• [Written instruction]:
Return the listing below exactly, with the pictures dropped.

--- Start of Excerpted data ---

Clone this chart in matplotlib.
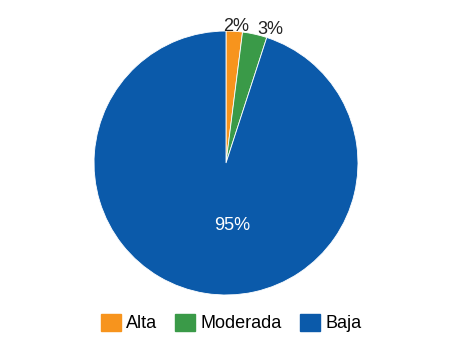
import numpy as np
import matplotlib
matplotlib.use("Agg")
import matplotlib.pyplot as plt
from matplotlib.patches import Patch

categories = ["Alta", "Moderada", "Baja"]
values = [2, 3, 95]
labels = ["2%", "3%", "95%"]
colors = ["#F7941D", "#3A9A48", "#0B5AAA"]

plt.rcParams['font.family'] = ['Liberation Sans', 'DejaVu Sans']

fig = plt.figure(figsize=(4.68, 3.46), dpi=100)
fig.patch.set_facecolor("white")
ax = fig.add_axes([0.2009, 0.1474, 0.564, 0.763])
wedges, _ = ax.pie(values, colors=colors, startangle=90, counterclock=False,
                   wedgeprops=dict(linewidth=0.6, edgecolor="white"))
ax.set_xlim(-1, 1)
ax.set_ylim(-1, 1)
ax.set_aspect("equal")

# label placement (style): data-coordinate positions relative to pie centre
label_pos = [(0.076, 1.035), (0.335, 1.01), (0.05, -0.47)]
label_col = ["#222222", "#222222", "white"]
for lab, (x, y), c in zip(labels, label_pos, label_col):
    ax.text(x, y, lab, ha="center", va="center", color=c, fontsize=13, clip_on=False)

handles = [Patch(facecolor=c, edgecolor=c) for c in colors]
fig.legend(handles, categories, loc="center", bbox_to_anchor=(231 / 468, 1 - 323 / 346),
           ncol=3, frameon=False, fontsize=13, handlelength=1.1, handleheight=1.1,
           handletextpad=0.3, columnspacing=1.0, borderpad=0)

fig.savefig("out.png", dpi=100, facecolor="white")
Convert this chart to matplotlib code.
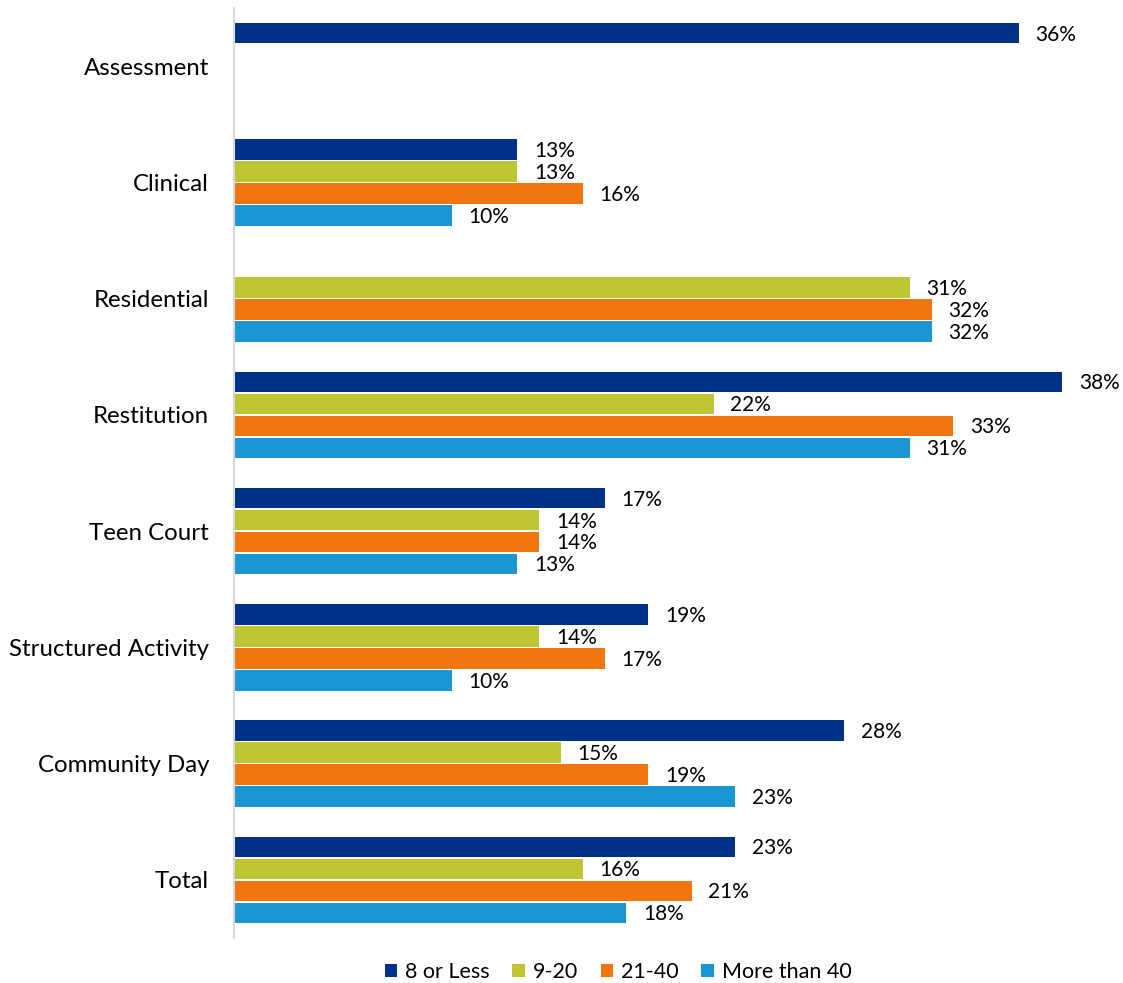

--- End of Excerpted data ---

• [Reply]:
Clone this chart in matplotlib.
import numpy as np
import matplotlib
matplotlib.use("Agg")
import matplotlib.pyplot as plt
from matplotlib.patches import Patch

categories = ["Alta", "Moderada", "Baja"]
values = [2, 3, 95]
labels = ["2%", "3%", "95%"]
colors = ["#F7941D", "#3A9A48", "#0B5AAA"]

plt.rcParams['font.family'] = ['Liberation Sans', 'DejaVu Sans']

fig = plt.figure(figsize=(4.68, 3.46), dpi=100)
fig.patch.set_facecolor("white")
ax = fig.add_axes([0.2009, 0.1474, 0.564, 0.763])
wedges, _ = ax.pie(values, colors=colors, startangle=90, counterclock=False,
                   wedgeprops=dict(linewidth=0.6, edgecolor="white"))
ax.set_xlim(-1, 1)
ax.set_ylim(-1, 1)
ax.set_aspect("equal")

# label placement (style): data-coordinate positions relative to pie centre
label_pos = [(0.076, 1.035), (0.335, 1.01), (0.05, -0.47)]
label_col = ["#222222", "#222222", "white"]
for lab, (x, y), c in zip(labels, label_pos, label_col):
    ax.text(x, y, lab, ha="center", va="center", color=c, fontsize=13, clip_on=False)

handles = [Patch(facecolor=c, edgecolor=c) for c in colors]
fig.legend(handles, categories, loc="center", bbox_to_anchor=(231 / 468, 1 - 323 / 346),
           ncol=3, frameon=False, fontsize=13, handlelength=1.1, handleheight=1.1,
           handletextpad=0.3, columnspacing=1.0, borderpad=0)

fig.savefig("out.png", dpi=100, facecolor="white")
Convert this chart to matplotlib code.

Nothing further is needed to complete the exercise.